In Columbus, Ohio, legislation was signed today allowing 69 closed savings and loan associations to open and give depositors the opportunity to withdraw $750 per month until state officials permit the institutions to resume normal operations.
Gov. Richard Celeste, who on Friday ordered the savings and loans closed for three days to stem a run by depositors and then extended the so-called bank holiday through Tuesday, quickly signed the bill passed early today by the Legislature.
Meanwhile, the Commerce Department said today that Americans' personal income rose 0.3% in February, half the gain of the previous month and the smallest increase since an identical rise last May. Consumer spending was up 0.7% last month, compared with a 0.8% increase in January.
Bond prices were mostly higher in light, early trading as a key short-term interest rate fell and following a government announcement of borrowing plans that were lower than traders had expected.
The federal funds rate, the interest on overnight loans between banks and a peg for many other short-term interest rates, slipped to 8.438% at midday from 8.688% late Tuesday.
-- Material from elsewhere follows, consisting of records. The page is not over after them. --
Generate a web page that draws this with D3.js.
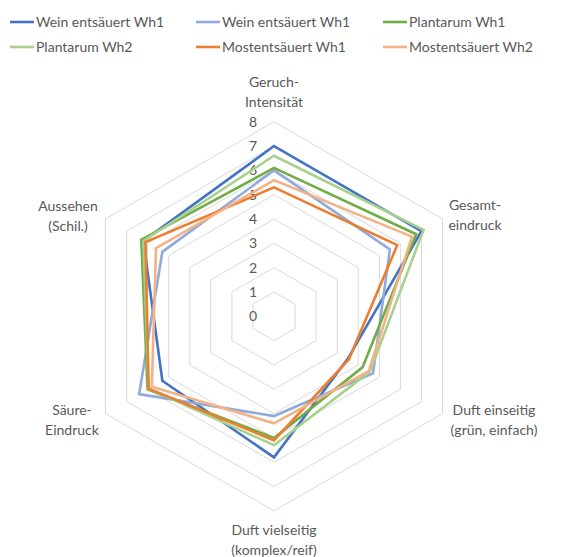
<!DOCTYPE html>
<html>
<head>
<meta charset="utf-8">
<script src="https://cdn.jsdelivr.net/npm/d3@7"></script>
<style>
  body { margin: 0; background: #fff; }
  text { font-family: Lato, "Open Sans", sans-serif; fill: #595959; }
</style>
</head>
<body>
<div id="chart"></div>
<script>
// axes clockwise from top
const axes = [
  ["Geruch-", "Intensität"],
  ["Gesamt-", "eindruck"],
  ["Duft einseitig", "(grün, einfach)"],
  ["Duft vielseitig", "(komplex/reif)"],
  ["Säure-", "Eindruck"],
  ["Aussehen", "(Schil.)"]
]
const seriesNames = ["Wein entsäuert Wh1", "Wein entsäuert Wh1", "Plantarum Wh1",
  "Plantarum Wh2", "Mostentsäuert Wh1", "Mostentsäuert Wh2"]
const weinWh1 = [7.0, 7.0, 3.5, 5.8, 5.3, 6.2]
const weinWh2 = [6.0, 5.5, 4.7, 4.1, 6.4, 5.3]
const plantWh1 = [6.1, 6.75, 4.2, 5.0, 6.0, 6.3]
const plantWh2 = [6.6, 7.1, 4.55, 5.3, 5.95, 6.2]
const mostWh1 = [5.3, 5.85, 3.55, 5.1, 5.95, 6.1]
const mostWh2 = [5.6, 6.55, 4.5, 4.4, 5.8, 5.6]
const allSeries = [weinWh1, weinWh2, plantWh1, plantWh2, mostWh1, mostWh2]
const ticks = [0, 1, 2, 3, 4, 5, 6, 7, 8]

const colors = ["#4472C4", "#8FAADC", "#70AD47", "#A9D18E", "#ED7D31", "#F4B183"]

const svgWidth = 568
const svgHeight = 557
const cx = 274, cy = 316.3

let svg = d3.select("#chart").append("svg")
  .attr("width", svgWidth)
  .attr("height", svgHeight)

let r = d3.scaleLinear().domain([0, 8]).range([0, 194.6])
let angle = d3.scaleLinear().domain([0, axes.length]).range([0, 2 * Math.PI])

let g = svg.append("g").attr("transform", "translate(" + cx + "," + cy + ")")

function pt(i, v) {
  let a = angle(i)
  return [Math.sin(a) * r(v), -Math.cos(a) * r(v)]
}

// grid hexagons
g.selectAll(".grid")
  .data(ticks.slice(1))
  .enter().append("polygon")
  .attr("points", t => axes.map((a, i) => pt(i, t).join(",")).join(" "))
  .attr("fill", "none")
  .attr("stroke", "#d9d9d9")
  .attr("stroke-width", 1)

// tick labels
g.selectAll(".tick")
  .data(ticks)
  .enter().append("text")
  .attr("x", -21)
  .attr("y", t => -r(t))
  .attr("dy", "0.35em")
  .attr("text-anchor", "middle")
  .attr("font-size", "14px")
  .text(t => t)

// series
let line = d3.lineRadial()
  .angle((d, i) => angle(i))
  .radius(d => r(d))
  .curve(d3.curveLinearClosed)

g.selectAll(".series")
  .data(allSeries)
  .enter().append("path")
  .attr("d", d => line(d))
  .attr("fill", "none")
  .attr("stroke", (d, i) => colors[i])
  .attr("stroke-width", 2.6)
  .attr("stroke-linejoin", "miter")

// axis labels (centred blocks)
const labelPos = [
  { x: 274, y: 87 },
  { x: 475, y: 210 },
  { x: 494, y: 415 },
  { x: 274, y: 535 },
  { x: 72, y: 415 },
  { x: 68, y: 211 }
]
axes.forEach((lines, i) => {
  let t = svg.append("text")
    .attr("text-anchor", "middle")
    .attr("font-size", "14px")
  lines.forEach((s, j) => {
    t.append("tspan")
      .attr("x", labelPos[i].x)
      .attr("y", labelPos[i].y + j * 20)
      .text(s)
  })
})

// legend
const legX = [10, 196, 383]
const legY = [22, 47]
let leg = svg.selectAll(".leg")
  .data(seriesNames)
  .enter().append("g")
  .attr("transform", (d, i) => "translate(" + legX[i % 3] + "," + legY[Math.floor(i / 3)] + ")")
leg.append("line")
  .attr("x1", 0).attr("x2", 24)
  .attr("stroke", (d, i) => colors[i])
  .attr("stroke-width", 2.6)
leg.append("text")
  .attr("x", 26)
  .attr("dy", "0.35em")
  .attr("font-size", "14px")
  .text(d => d)
</script>
</body>
</html>
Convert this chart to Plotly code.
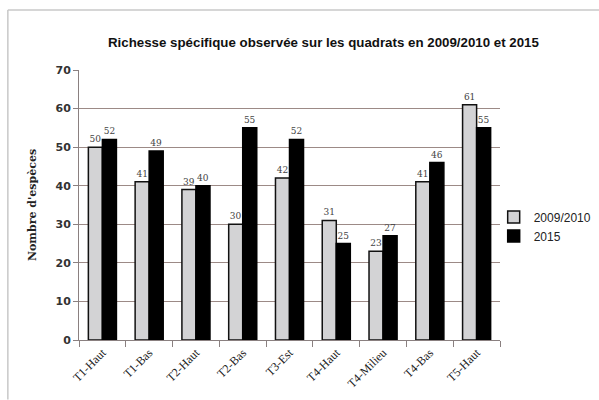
import plotly.graph_objects as go

categories = ["T1-Haut", "T1-Bas", "T2-Haut", "T2-Bas", "T3-Est", "T4-Haut", "T4-Milieu", "T4-Bas", "T5-Haut"]
vals_2009 = [50, 41, 39, 30, 42, 31, 23, 41, 61]
vals_2015 = [52, 49, 40, 55, 52, 25, 27, 46, 55]
series_names = ["2009/2010", "2015"]
y_ticks = [0, 10, 20, 30, 40, 50, 60, 70]

fig = go.Figure()
fig.add_trace(go.Bar(
    x=categories, y=vals_2009, name=series_names[0],
    marker=dict(color="#d3d3d5", line=dict(color="#111111", width=1.5)),
    text=vals_2009, textposition="outside", cliponaxis=False,
    textfont=dict(family="DejaVu Serif", size=9, color="#444444"),
))
fig.add_trace(go.Bar(
    x=categories, y=vals_2015, name=series_names[1],
    marker=dict(color="#000000", line=dict(color="#000000", width=1.5)),
    text=vals_2015, textposition="outside", cliponaxis=False,
    textfont=dict(family="DejaVu Serif", size=9, color="#444444"),
))

fig.update_layout(
    width=599, height=400,
    margin=dict(l=79, r=99, t=70, b=60, autoexpand=False),
    paper_bgcolor="white", plot_bgcolor="white",
    barmode="group", bargap=0.4, bargroupgap=0,
    title=dict(text="<b>Richesse spécifique observée sur les quadrats en 2009/2010 et 2015</b>",
               x=0.54, xanchor="center", y=0.895, yanchor="middle",
               font=dict(family="Liberation Sans", size=13.3, color="#111111")),
    legend=dict(x=0.985, xanchor="left", y=0.42, yanchor="middle",
                font=dict(family="Liberation Sans", size=12, color="#222222"),
                itemwidth=30, tracegroupgap=4, bgcolor="rgba(0,0,0,0)"),
    showlegend=True,
    font=dict(family="Liberation Sans"),
)
fig.update_xaxes(
    type="category", tickangle=-45, tickson="boundaries", ticks="outside", ticklen=6,
    tickcolor="#8a8080", showline=True, linecolor="#8a8080", linewidth=1,
    tickfont=dict(family="Liberation Serif", size=12, color="#222222"),
    showgrid=False,
)
fig.update_yaxes(
    range=[0, 70], tickvals=y_ticks, ticks="outside", ticklen=5, tickcolor="#8a8080",
    showline=True, linecolor="#8a8080", linewidth=1,
    showgrid=True, gridcolor="#9c8a86", gridwidth=1,
    tickfont=dict(family="DejaVu Sans", size=11, color="#333333", weight="bold"),
    title=dict(text="<b>Nombre d'espèces</b>", standoff=16,
               font=dict(family="DejaVu Serif", size=11, color="#222222")),
    zeroline=False,
)
# chart frame (left and top edges)
fig.add_shape(type="line", xref="paper", yref="paper", x0=-0.169, x1=1.25, y0=1.222, y1=1.222,
              line=dict(color="#c8c8c8", width=1.5))
fig.add_shape(type="line", xref="paper", yref="paper", x0=-0.169, x1=-0.169, y0=-0.22, y1=1.222,
              line=dict(color="#c8c8c8", width=1.5))

fig.write_html("out.html")
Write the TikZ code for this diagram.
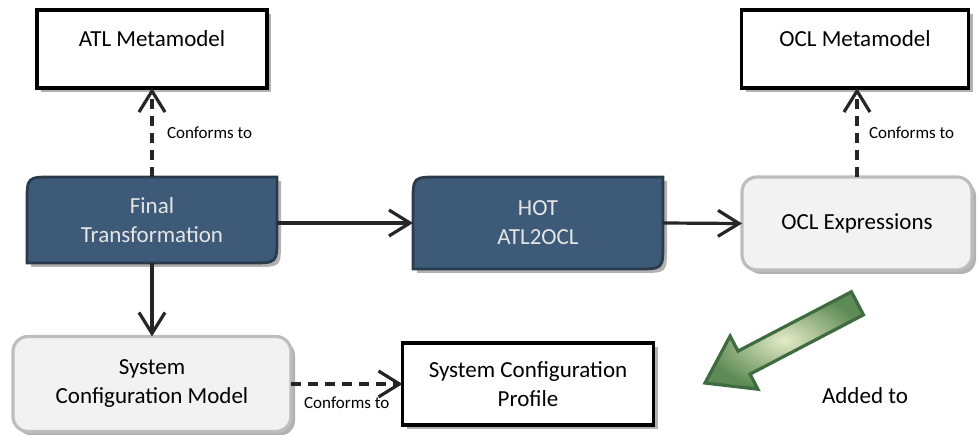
\documentclass[tikz,border=0pt]{standalone}
\usepackage{fontspec}
\setmainfont{Carlito}
\usetikzlibrary{arrows.meta,shadows,backgrounds}

\definecolor{hotblue}{HTML}{3D5B78}
\definecolor{hotedge}{HTML}{2B3B4C}
\definecolor{paleface}{HTML}{F2F2F2}
\definecolor{paleedge}{HTML}{BDBDBD}
\definecolor{leafdark}{HTML}{3E6B40}
\definecolor{leafmid}{HTML}{5E8A55}
\definecolor{leaflight}{HTML}{E3EBC6}

\begin{document}
\begin{tikzpicture}[x=1pt,y=-1pt,
  every node/.style={outer sep=0pt,inner sep=0pt,align=center,font=\fontsize{23}{29}\selectfont},
  boxshadow/.style={drop shadow={shadow xshift=4pt,shadow yshift=-4pt,opacity=.3,fill=black}},
  mmbox/.style={draw=black,fill=white,line width=3.2pt,minimum width=230pt,minimum height=78pt,
    text height=16pt,text depth=20pt,boxshadow},
  darkbox/.style={minimum width=250pt,text=white!90!black},
  palebox/.style={draw=paleedge,fill=paleface,line width=3.2pt,rounded corners=15pt,boxshadow},
  conn/.style={line width=3.2pt,draw=black!85,-{Straight Barb[length=21pt,width=26pt]}},
  conforms/.style={conn,dash pattern=on 10pt off 7pt},
  note/.style={font=\fontsize{17}{20}\selectfont}]
  \useasboundingbox (0,0) rectangle (979,435);

  % metamodels
  \node[mmbox] (atlmm) at (152,49) {ATL Metamodel};
  \node[mmbox,minimum width=227pt] (oclmm) at (855,49) {OCL Metamodel};

  % transformations
  \node[darkbox,minimum height=86pt] (fin) at (152,220) {Final\\Transformation};
  \node[darkbox,minimum height=92pt] (hot) at (538,223) {HOT\\ATL2OCL};
  \begin{scope}[on background layer]
    \foreach \n in {fin,hot}
      \draw[fill=hotblue,draw=hotedge,line width=2.8pt,boxshadow]
        (\n.south west) -- ([yshift=-26pt]\n.north west)
        .. controls (\n.north west) .. ([xshift=26pt]\n.north west)
        -- (\n.north east) -- ([yshift=26pt]\n.south east)
        .. controls (\n.south east) .. ([xshift=-26pt]\n.south east) -- cycle;
  \end{scope}

  % models
  \node[palebox,minimum width=230pt,minimum height=93pt] (oclx) at (857,223.5) {OCL Expressions};
  \node[palebox,minimum width=278pt,minimum height=95pt] (scm) at (152,384) {System\\Configuration Model};
  \node[draw=black,fill=white,line width=3.2pt,boxshadow,minimum width=251pt,minimum height=82pt]
    (scp) at (528,384) {System Configuration\\Profile};

  % connectors
  \draw[conforms] (fin.north) -- (atlmm.south)
    node[note,pos=.5,anchor=west,xshift=15pt] {Conforms to};
  \draw[conforms] (oclx.north) -- (oclx.north |- oclmm.south)
    node[note,pos=.5,anchor=west,xshift=12pt] {Conforms to};
  \draw[conn] (fin.east |- hot.west) -- (hot.west);
  \draw[conn] (hot.east) -- (oclx.west);
  \draw[conn] (fin.south) -- (scm.north);
  \draw[conforms] (scm.east) -- (scm.east -| scp.west)
    node[note,pos=.5,anchor=north,yshift=-13pt] {Conforms to};

  % added to
  \begin{scope}[shift={(705,383)},rotate=27.6]
    \shadedraw[inner color=leaflight,outer color=leafmid,draw=leafdark,line width=3.2pt]
      (0,0) -- (44,-30) -- (44,-13) -- (172,-13) -- (172,13) -- (44,13) -- (44,30) -- cycle;
  \end{scope}
  \node (added) at (865,396) {Added to};
\end{tikzpicture}
\end{document}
Meanwhile, there was some relief following a Treasury Department announcement late Tuesday of plans to sell $16.25 billion in notes and bonds next week.
Analysts said that while the government's demand for funds remains huge, traders had been bracing for an even larger auction schedule.
Next week's sales include the auction of $6.25 billion in four-year notes on Tuesday, $5.75 billion of seven-year notes Wednesday and $4.25 billion in 20-year, one-month bonds on Thursday.
The Treasury Department also plans to sell $14 billion in short-term bills on Monday.
In the secondary market for Treasury bonds, prices of short-term governments were unchanged to up 1/32 point in early trading today, intermediate maturities rose 2/32 point and long-term issues were up point, according to the investment firm of Salomon Bros. Inc.
The movement of a point is equivalent to a change of $10 in the price of a bond with a $1,000 face value.
In corporate trading, industrials and utilities rose 1/8 point. Among tax-exempt municipal bonds, general obligations were unchanged and revenue bonds rose point.